The photographer has now traded in his ’41 Mercury coupe for a ’53 Ford wagon, and we see it here in a variety of settings including the giant sequoia in California, as well as a trip into Mexico.
More great pics of a simpler time. Thanks!
This really, really tugs at my heart, Paul. With 1953 being birth year, Ford’s 50-year anniversary, my father joining Ford about this time, I start getting irrational thoughts—–like buying this one (posted on November 27th), pouring tens of thousands of dollars into it, and fooling myself into think I could reclaim my youth, etc.
Meanwhile, is it at all possible that this car is still sitting in some AZ boneyard? A guy can dream….
“I was just chillin, grazing on some grass when this guy in a 53 Ford comes out of nowhere and shoots me! I mean what the heck, all of a sudden I’m dinner!
The man did like his blue Ford products. And I see that V8 emblem on the fender, which was a mighty familiar piece of hardware by 1953.
And wow, that last picture would have been something to experience. I wonder who was first with the brave idea to ferry a car this way.
Dad was in the US Public Health Service, drafted (that is another story)…and due to his rank, was allowed use of an agency vehicle during vacation leave. From central Oregon in 1954, we visited Yellowstone National Park, among other places. What was odd is that I remembered the car as a green Ford station wagon, a Di-Noc woodie with a small US Government sticker on the woodgrain front doors. But I dismissed that as a faulty memory.
Other living family members were no help, they were either younger or had not been born yet.
A few years ago, my Mom came across some old photos and one showed the Ford, as I remembered it, with me in the photo!
So my strange memory was true!
What I can’t be sure of from a B&W photo is the color of that Ford, but I recall it as the same or similar green as the low-series Ford featured here.
Beautiful shots! It looks like that desert-dry climate has helped perfectly preserve Castelon, Texas for the past 65+ years. I once made a very similar journey in a ’06 Hyundai–better climate control but much less style.
Castelon location hasn’t changed much (from Google street view)
A Google-earther right after my own heart! I couldn’t figure out the other sites, except for White Sands, which also looks exactly the same even down to those cool little picnic tables.
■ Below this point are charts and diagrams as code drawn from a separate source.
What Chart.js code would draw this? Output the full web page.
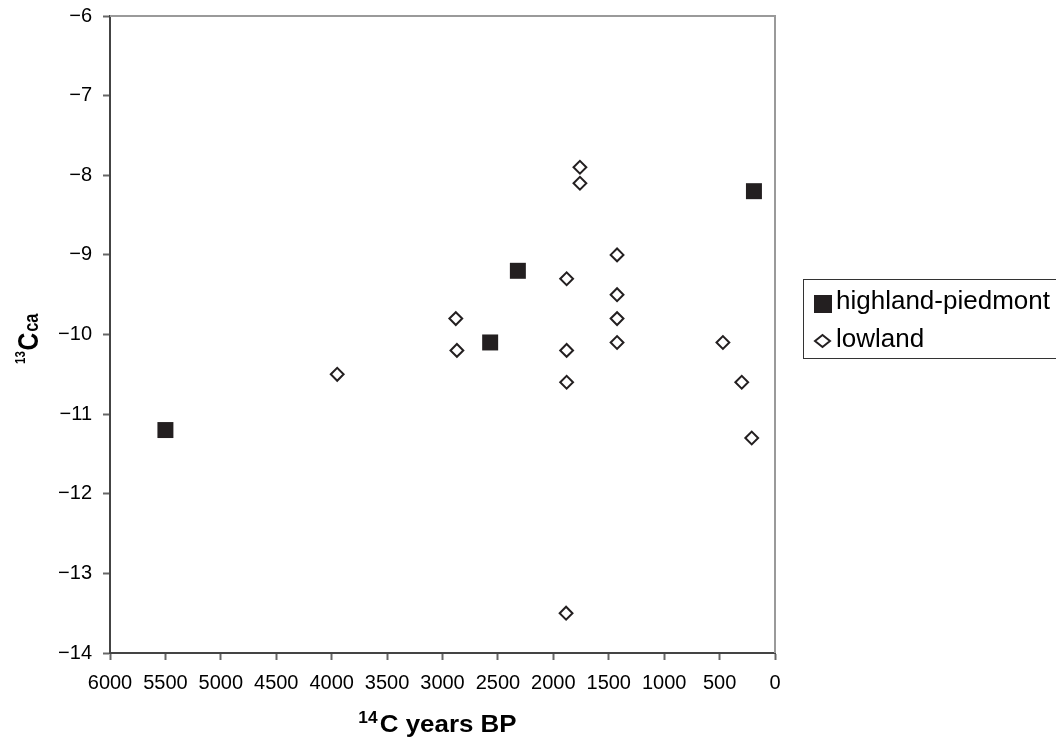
<!DOCTYPE html>
<html>
<head>
<meta charset="utf-8">
<script src="https://cdn.jsdelivr.net/npm/chart.js@4"></script>
<style>
  html, body { margin: 0; padding: 0; background: #fff; }
  #c { display: block; }
</style>
</head>
<body>
<canvas id="c" width="1056" height="745"></canvas>
<script>
// ---- data ----
const xTickValues = [6000, 5500, 5000, 4500, 4000, 3500, 3000, 2500, 2000, 1500, 1000, 500, 0];
const xTickLabels = ['6000', '5500', '5000', '4500', '4000', '3500', '3000', '2500', '2000', '1500', '1000', '500', '0'];
const yTickValues = [-14, -13, -12, -11, -10, -9, -8, -7, -6];
const yTickLabels = ['\u221214', '\u221213', '\u221212', '\u221211', '\u221210', '\u22129', '\u22128', '\u22127', '\u22126'];

const seriesNames = ['highland-piedmont', 'lowland'];

const highlandYears = [5500, 2570, 2320, 190];
const highlandD13C  = [-11.2, -10.1, -9.2, -8.2];

const lowlandYears = [3950, 2880, 2870, 1880, 1880, 1880, 1885, 1760, 1760, 1425, 1425, 1425, 1425, 470, 300, 210];
const lowlandD13C  = [-10.5, -9.8, -10.2, -9.3, -10.2, -10.6, -13.5, -7.9, -8.1, -9.0, -9.5, -9.8, -10.1, -10.1, -10.6, -11.3];

const FONT = "'Liberation Sans', Arial, Helvetica, sans-serif";
const INK = '#231f20';

function toPoints(xs, ys) { return xs.map((x, i) => ({ x: x, y: ys[i] })); }

const titlesAndFrame = {
  id: 'titlesAndFrame',
  beforeDatasetsDraw(chart) {
    const ctx = chart.ctx, a = chart.chartArea;
    ctx.save();
    ctx.strokeStyle = '#9a9a9a';
    ctx.lineWidth = 2;
    ctx.beginPath();
    ctx.moveTo(a.left, a.top);
    ctx.lineTo(a.right, a.top);
    ctx.lineTo(a.right, a.bottom);
    ctx.stroke();
    ctx.restore();
  },
  afterDraw(chart) {
    const ctx = chart.ctx, a = chart.chartArea;
    ctx.save();
    ctx.fillStyle = '#000';
    ctx.textBaseline = 'alphabetic';
    ctx.textAlign = 'left';

    // X axis title: 14C years BP
    const cx = (a.left + a.right) / 2 - 5;
    const sx = 1.08;
    ctx.font = 'bold 16px ' + FONT;
    const wSup = ctx.measureText('14').width;
    ctx.font = 'bold 24px ' + FONT;
    const wMain = ctx.measureText('C years BP').width;
    const total = (wSup + 2 + wMain) * sx;
    let x0 = cx - total / 2;
    ctx.save();
    ctx.translate(x0, 0);
    ctx.scale(sx, 1);
    ctx.font = 'bold 16px ' + FONT;
    ctx.fillText('14', 0, 723);
    ctx.font = 'bold 24px ' + FONT;
    ctx.fillText('C years BP', wSup + 2, 732);
    ctx.restore();

    // Y axis title: 13Cca (rotated)
    ctx.save();
    ctx.translate(38, 364);
    ctx.rotate(-Math.PI / 2);
    ctx.scale(0.82, 1);
    ctx.font = 'bold 14px ' + FONT;
    const w13 = ctx.measureText('13').width;
    ctx.fillText('13', 0, -13);
    ctx.font = 'bold 30px ' + FONT;
    const wC = ctx.measureText('C').width;
    ctx.fillText('C', w13 + 1, 0);
    ctx.font = 'bold 20px ' + FONT;
    ctx.fillText('ca', w13 + 1 + wC + 1, 0);
    ctx.restore();

    // Legend
    ctx.strokeStyle = '#333';
    ctx.lineWidth = 1;
    ctx.strokeRect(803.5, 279.5, 300, 79);
    ctx.fillStyle = INK;
    ctx.fillRect(814, 295, 18, 18);
    ctx.beginPath();
    ctx.moveTo(815, 341);
    ctx.lineTo(822.5, 335);
    ctx.lineTo(830, 341);
    ctx.lineTo(822.5, 347);
    ctx.closePath();
    ctx.fillStyle = '#fff';
    ctx.fill();
    ctx.strokeStyle = INK;
    ctx.lineWidth = 2;
    ctx.stroke();
    ctx.fillStyle = '#000';
    ctx.font = '26px ' + FONT;
    ctx.fillText(seriesNames[0], 836, 309);
    ctx.fillText(seriesNames[1], 836, 347);
    ctx.restore();
  }
};

new Chart(document.getElementById('c'), {
  type: 'scatter',
  data: {
    datasets: [
      {
        label: seriesNames[0],
        data: toPoints(highlandYears, highlandD13C),
        pointStyle: 'rect',
        pointRadius: 11.3,
        pointHoverRadius: 11.3,
        backgroundColor: INK,
        borderColor: INK,
        borderWidth: 0
      },
      {
        label: seriesNames[1],
        data: toPoints(lowlandYears, lowlandD13C),
        pointStyle: 'rectRot',
        pointRadius: 6.4,
        pointHoverRadius: 6.4,
        backgroundColor: '#fff',
        borderColor: INK,
        borderWidth: 2
      }
    ]
  },
  options: {
    responsive: false,
    devicePixelRatio: 1,
    animation: false,
    layout: { padding: { left: 0, top: 16, right: 281, bottom: 0 } },
    plugins: { legend: { display: false }, tooltip: { enabled: false } },
    scales: {
      x: {
        type: 'linear',
        reverse: true,
        min: 0,
        max: 6000,
        afterBuildTicks: s => { s.ticks = xTickValues.map(v => ({ value: v })); },
        afterFit: s => { s.height = 92; s.paddingLeft = 0; s.paddingRight = 0; },
        ticks: {
          autoSkip: false,
          maxRotation: 0,
          padding: 11,
          color: '#000',
          font: { family: FONT, size: 20 },
          callback: v => xTickLabels[xTickValues.indexOf(v)]
        },
        grid: { drawOnChartArea: false, drawTicks: true, tickLength: 7, tickColor: '#666', tickWidth: 2 },
        border: { display: true, color: '#444', width: 2 }
      },
      y: {
        type: 'linear',
        min: -14,
        max: -6,
        afterBuildTicks: s => { s.ticks = yTickValues.map(v => ({ value: v })); },
        afterFit: s => { s.width = 110; s.paddingTop = 0; s.paddingBottom = 0; },
        ticks: {
          autoSkip: false,
          padding: 11,
          color: '#000',
          font: { family: FONT, size: 20 },
          callback: v => yTickLabels[yTickValues.indexOf(v)]
        },
        grid: { drawOnChartArea: false, drawTicks: true, tickLength: 7, tickColor: '#666', tickWidth: 2 },
        border: { display: true, color: '#444', width: 2 }
      }
    }
  },
  plugins: [titlesAndFrame]
});
</script>
</body>
</html>
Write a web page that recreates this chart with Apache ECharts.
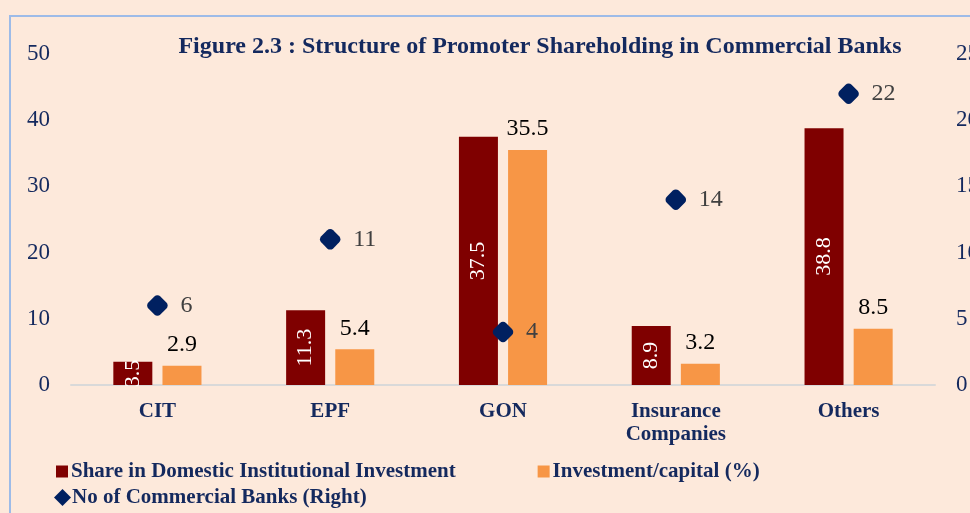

These are fantastic photos! The combination of clear photography, beautiful nature views and the car not being the least bit bashful about being in the foreground makes for some great shots.
Kodachrome is just awesome. Love the colors.
But it also means they were a good photographer as it was not a forgiving film – it was very easy to make your pictures too dark or too light. Plus it was slow film (probably ASA 25 and definitely not faster than 64) so they had a very steady hand – the shutter speed would be slow except in bright direct sunlight like White Sands.
It looks like the buildings were destroyed by a fire in 2019.
On May 22, 2019, a fire started a day earlier in Mexico jumped the Rio Grande. Due to strong winds, temperatures around 110°F, and low humidity, the fire spread rapidly.
A sudden wind direction change with strong gusts “showered embers across the Castolon Historic District, igniting the latrine building and barracks (which housed the La Harmonia Store and Visitor Center)”. This resulted in widespread damage to both buildings.
That’s a shame! I was marveling at how the buildings had changed so little in 60+ years. Even the outbuildings were little changed.
A super-detailed writeup of the fire with photos, including why fire supression systems (structures) didn’t do their jobs—just keep scrolling down–down—down…..
Those shade tables in photo 6 are really neat. Any idea as to their origin?
White Sands, NM.
Still providing shade, at least as of 2018 when I visited.
These have a mid-century modern vibe to them.
Surprised the design hasn’t picked up at other national parks.
Thank you all. The originals have integrated benches and free standing tables. Looks like the rehabbed them and gave ‘em a new life.
Just think how easy it was to cross the Mexican border back then. No sniff dogs, no proof of ID or citizenship other than a driver’s license, no search of the vehicle.
How the world has changed!!
No GPS, no cell phone, no A/C, no Holiday Inns, no interstates. Maybe a AM radio signal after the vacuum tubes warm up and a random motor court hotel along the federal highway system.
Just a Sinclair or Esso highway map on the seat next to you, and a sense of direction developed during your Scouting youth. The only other resource was a AAA guide book.
Perhaps the most comfortable tank with flair and luxury to cross the vast desert built by Ford Motor Company.
Imagine yourself cruising down the desert with a large fuel tank, only some maps, a compass, a sextant in case of being totally lost, perhaps the earliest of the CB radios and that AM radio playing some kind of slow jazz or 1930s classics. Only you and your femme at your side, with a nice casual outfit and not caring about people at home.